As we communicate in the age of models, we must take a systems perspective. It’s not necessary to sacrifice our communication needs as systems engineers, but it’s foolhardy to believe that we can be effective if we expect those around us to adopt mechanisms tailored to our perspectives and needs. We must address communication across the project team rather than optimizing communication and representations for our personal needs. Otherwise, we cannot effectively engage others, elicit their insights, expose our ideas, and harness the collective knowledge of the team to deliver the right solution. The path to quality and the path to project success lies not in optimizing specialist communication but in optimizing the full system of communication.

Done well, model-based approaches separate model from representation. We can look at the same model from multiple viewpoints, representing the information of interest for that viewpoint in a format appropriate for the specific audience (the concept of fit for purpose views). That may mean activity diagrams and internal block diagrams for systems engineers, dashboards for managers, “architoons” (technical cartoons) for first-level exposure to the problem and the solution, and even traditional specifications to cross the contractual boundary. Putting the information of interest in the format of the receiver enables effective communication, allowing the receiver to bring his or her full intellect and value to the problem at hand. It makes the job harder for the systems engineer who must be part translator and part chameleon, able to work effectively in the language and representation of the audience. But this is our responsibility, one of the classic roles we play as systems engineers and one we cannot shirk.

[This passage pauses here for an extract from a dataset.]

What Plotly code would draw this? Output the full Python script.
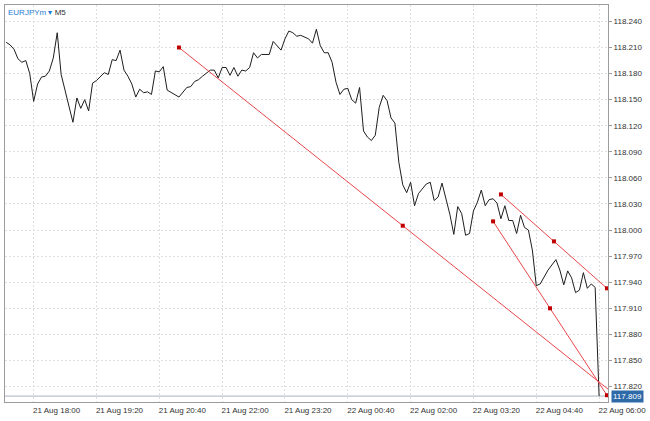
import plotly.graph_objects as go

# ---- price series (M5 closes, EURJPYm) ----
times = [
    "2019-08-21 17:25", "2019-08-21 17:30", "2019-08-21 17:35", "2019-08-21 17:40", "2019-08-21 17:45",
    "2019-08-21 17:50", "2019-08-21 17:55", "2019-08-21 18:00", "2019-08-21 18:05", "2019-08-21 18:10",
    "2019-08-21 18:15", "2019-08-21 18:20", "2019-08-21 18:25", "2019-08-21 18:30", "2019-08-21 18:35",
    "2019-08-21 18:45", "2019-08-21 18:50", "2019-08-21 18:55", "2019-08-21 19:00", "2019-08-21 19:05",
    "2019-08-21 19:10", "2019-08-21 19:15", "2019-08-21 19:20", "2019-08-21 19:30", "2019-08-21 19:35",
    "2019-08-21 19:40", "2019-08-21 19:45", "2019-08-21 19:50", "2019-08-21 19:55", "2019-08-21 20:00",
    "2019-08-21 20:05", "2019-08-21 20:10", "2019-08-21 20:15", "2019-08-21 20:20", "2019-08-21 20:25",
    "2019-08-21 20:30", "2019-08-21 20:35", "2019-08-21 20:40", "2019-08-21 20:45", "2019-08-21 20:50",
    "2019-08-21 20:55", "2019-08-21 21:05", "2019-08-21 21:15", "2019-08-21 21:20", "2019-08-21 21:25",
    "2019-08-21 21:30", "2019-08-21 21:35", "2019-08-21 21:45", "2019-08-21 21:50", "2019-08-21 21:55",
    "2019-08-21 22:00", "2019-08-21 22:05", "2019-08-21 22:10", "2019-08-21 22:15", "2019-08-21 22:20",
    "2019-08-21 22:25", "2019-08-21 22:30", "2019-08-21 22:35", "2019-08-21 22:40", "2019-08-21 22:45",
    "2019-08-21 22:50", "2019-08-21 23:00", "2019-08-21 23:05", "2019-08-21 23:10", "2019-08-21 23:15",
    "2019-08-21 23:20", "2019-08-21 23:25", "2019-08-21 23:30", "2019-08-21 23:35", "2019-08-21 23:40",
    "2019-08-21 23:50", "2019-08-21 23:55", "2019-08-22 00:00", "2019-08-22 00:05", "2019-08-22 00:10",
    "2019-08-22 00:15", "2019-08-22 00:20", "2019-08-22 00:25", "2019-08-22 00:30", "2019-08-22 00:35",
    "2019-08-22 00:40", "2019-08-22 00:45", "2019-08-22 00:50", "2019-08-22 00:55", "2019-08-22 01:00",
    "2019-08-22 01:05", "2019-08-22 01:10", "2019-08-22 01:15", "2019-08-22 01:20", "2019-08-22 01:25",
    "2019-08-22 01:30", "2019-08-22 01:35", "2019-08-22 01:40", "2019-08-22 01:45", "2019-08-22 01:50",
    "2019-08-22 01:55", "2019-08-22 02:00", "2019-08-22 02:05", "2019-08-22 02:10", "2019-08-22 02:20",
    "2019-08-22 02:25", "2019-08-22 02:30", "2019-08-22 02:35", "2019-08-22 02:40", "2019-08-22 02:45",
    "2019-08-22 02:50", "2019-08-22 02:55", "2019-08-22 03:00", "2019-08-22 03:05", "2019-08-22 03:10",
    "2019-08-22 03:15", "2019-08-22 03:20", "2019-08-22 03:25", "2019-08-22 03:30", "2019-08-22 03:35",
    "2019-08-22 03:40", "2019-08-22 03:45", "2019-08-22 03:50", "2019-08-22 03:55", "2019-08-22 04:00",
    "2019-08-22 04:05", "2019-08-22 04:10", "2019-08-22 04:15", "2019-08-22 04:20", "2019-08-22 04:25",
    "2019-08-22 04:30", "2019-08-22 04:35", "2019-08-22 04:40", "2019-08-22 04:45", "2019-08-22 04:55",
    "2019-08-22 05:05", "2019-08-22 05:10", "2019-08-22 05:15", "2019-08-22 05:20", "2019-08-22 05:25",
    "2019-08-22 05:30", "2019-08-22 05:35", "2019-08-22 05:40", "2019-08-22 05:45", "2019-08-22 05:50",
    "2019-08-22 05:55", "2019-08-22 06:00",
]
prices = [
    118.216, 118.213, 118.208, 118.197, 118.193,
    118.195, 118.180, 118.148, 118.168, 118.176,
    118.177, 118.183, 118.198, 118.227, 118.179,
    118.141, 118.124, 118.152, 118.140, 118.150,
    118.137, 118.169, 118.172, 118.181, 118.179,
    118.196, 118.195, 118.207, 118.184, 118.177,
    118.168, 118.153, 118.162, 118.158, 118.159,
    118.156, 118.183, 118.182, 118.188, 118.161,
    118.158, 118.153, 118.164, 118.165, 118.171,
    118.173, 118.177, 118.184, 118.184, 118.175,
    118.187, 118.187, 118.178, 118.187, 118.177,
    118.184, 118.183, 118.187, 118.204, 118.198,
    118.202, 118.202, 118.217, 118.212, 118.207,
    118.220, 118.229, 118.227, 118.223, 118.224,
    118.220, 118.215, 118.231, 118.212, 118.204,
    118.204, 118.193, 118.170, 118.156, 118.162,
    118.163, 118.150, 118.146, 118.164, 118.114,
    118.107, 118.103, 118.109, 118.141, 118.155,
    118.149, 118.129, 118.123, 118.078, 118.052,
    118.043, 118.055, 118.028, 118.042, 118.053,
    118.055, 118.034, 118.038, 118.054, 118.037,
    118.018, 117.995, 118.027, 118.019, 117.994,
    117.996, 118.022, 118.032, 118.046, 118.028,
    118.035, 118.036, 118.031, 118.013, 118.028,
    118.011, 118.011, 117.996, 118.017, 118.003,
    118.000, 117.977, 117.936, 117.938, 117.954,
    117.966, 117.954, 117.937, 117.953, 117.945,
    117.928, 117.931, 117.951, 117.933, 117.938,
    117.934, 117.809,
]

# ---- trend lines (start, middle handle, end) ----
trend_a_x = ["2019-08-21 21:05", "2019-08-22 01:50", "2019-08-22 06:35"]
trend_a_y = [118.210, 118.005, 117.800]
trend_b_x = ["2019-08-22 03:55", "2019-08-22 05:02:30", "2019-08-22 06:10"]
trend_b_y = [118.041, 117.987, 117.933]
trend_c_x = ["2019-08-22 03:45", "2019-08-22 04:57:30", "2019-08-22 06:10"]
trend_c_y = [118.010, 117.910, 117.810]

bid_price = 117.809
bid_label = "117.809"

# ---- axes ----
x_tick_vals = [
    "2019-08-21 18:00", "2019-08-21 19:20", "2019-08-21 20:40", "2019-08-21 22:00",
    "2019-08-21 23:20", "2019-08-22 00:40", "2019-08-22 02:00", "2019-08-22 03:20",
    "2019-08-22 04:40", "2019-08-22 06:00",
]
x_tick_text = [
    "21 Aug 18:00", "21 Aug 19:20", "21 Aug 20:40", "21 Aug 22:00", "21 Aug 23:20",
    "22 Aug 00:40", "22 Aug 02:00", "22 Aug 03:20", "22 Aug 04:40", "22 Aug 06:00",
]
y_tick_vals = [117.820, 117.850, 117.880, 117.910, 117.940, 117.970, 118.000, 118.030,
               118.060, 118.090, 118.120, 118.150, 118.180, 118.210, 118.240]
y_tick_text = ["117.820", "117.850", "117.880", "117.910", "117.940", "117.970", "118.000",
               "118.030", "118.060", "118.090", "118.120", "118.150", "118.180", "118.210",
               "118.240"]

symbol_label = "EURJPYm"
timeframe_label = "M5"

LINE_RED = "#e8474c"
DOT_RED = "#c00000"
GRID = "#dedede"
FONT = "Liberation Sans, Arial, sans-serif"

fig = go.Figure()
fig.add_trace(go.Scatter(x=times, y=prices, mode="lines",
                         line=dict(color="#1e1e1e", width=1), hoverinfo="skip"))

for tx, ty, clip in [(trend_a_x, trend_a_y, True), (trend_b_x, trend_b_y, False),
                     (trend_c_x, trend_c_y, False)]:
    fig.add_trace(go.Scatter(x=tx, y=ty, mode="lines+markers", cliponaxis=clip,
                             line=dict(color=LINE_RED, width=1),
                             marker=dict(color=DOT_RED, size=4, symbol="square"),
                             hoverinfo="skip"))

fig.add_shape(type="line", xref="paper", x0=0, x1=1, yref="y", y0=bid_price, y1=bid_price,
              line=dict(color="#a9b4c0", width=1), layer="below")

fig.add_annotation(xref="paper", yref="y", x=1, y=bid_price, xanchor="left", yanchor="middle",
                   xshift=3, text=bid_label, showarrow=False, bgcolor="#2f6aa8",
                   borderpad=1, font=dict(family=FONT, size=8, color="white"))

fig.add_annotation(xref="paper", yref="paper", x=0, y=1, xanchor="left", yanchor="top",
                   xshift=1, yshift=-1,
                   text=f"<span style='color:#1f7bd1'>{symbol_label} ▾</span> {timeframe_label}",
                   showarrow=False, font=dict(family=FONT, size=8, color="#333333"))

fig.update_layout(
    width=650, height=421,
    margin=dict(l=4, r=36, t=4, b=19),
    paper_bgcolor="white", plot_bgcolor="white",
    showlegend=False,
    font=dict(family=FONT, size=8, color="#333333"),
    xaxis=dict(
        type="date",
        range=["2019-08-21 17:23:30", "2019-08-22 06:11:20"],
        tickmode="array", tickvals=x_tick_vals, ticktext=x_tick_text,
        showgrid=True, gridcolor=GRID, griddash="2px,2px", gridwidth=1,
        showline=True, mirror=True, linecolor="#9c9c9c", linewidth=1,
        zeroline=False, ticks="", ticklabelshift=23, ticklabeloverflow="allow",
        tickfont=dict(family=FONT, size=8, color="#333333"),
    ),
    yaxis=dict(
        side="right",
        range=[117.8022, 118.2589],
        tickmode="array", tickvals=y_tick_vals, ticktext=y_tick_text,
        showgrid=True, gridcolor=GRID, griddash="2px,2px", gridwidth=1,
        showline=True, mirror=True, linecolor="#9c9c9c", linewidth=1,
        zeroline=False, ticks="outside", ticklen=3, tickcolor="#9c9c9c",
        ticklabeloverflow="allow",
        tickfont=dict(family=FONT, size=8, color="#333333"),
    ),
)

fig.write_html("out.html",
               config={"displayModeBar": False},
               post_script="document.body.style.margin='0';document.body.style.overflow='hidden';")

So when communicating in a model-based age, what do you do? Look to your stakeholders to understand their needs (both in content and notation). Treat project communication as a system itself and deliberately architect it. If you are fortunate enough to have an environment that generates diverse views of your model, leverage it and play the chameleon engaging each audience in their native language. If not, constrain the representations that you use – it’s your responsibility to ensure coherence and consistency across whatever diagrams, tables, documents, and artifacts you choose – but choose those representations based upon the need of the project team rather than optimizing for yourself.

There is a direct correlation between communication, the ability to effectively engage the project team, and our ability to match a solution to the problem. It’s up to us whether we recognize this and optimize for project success or selfishly suboptimize for ourselves.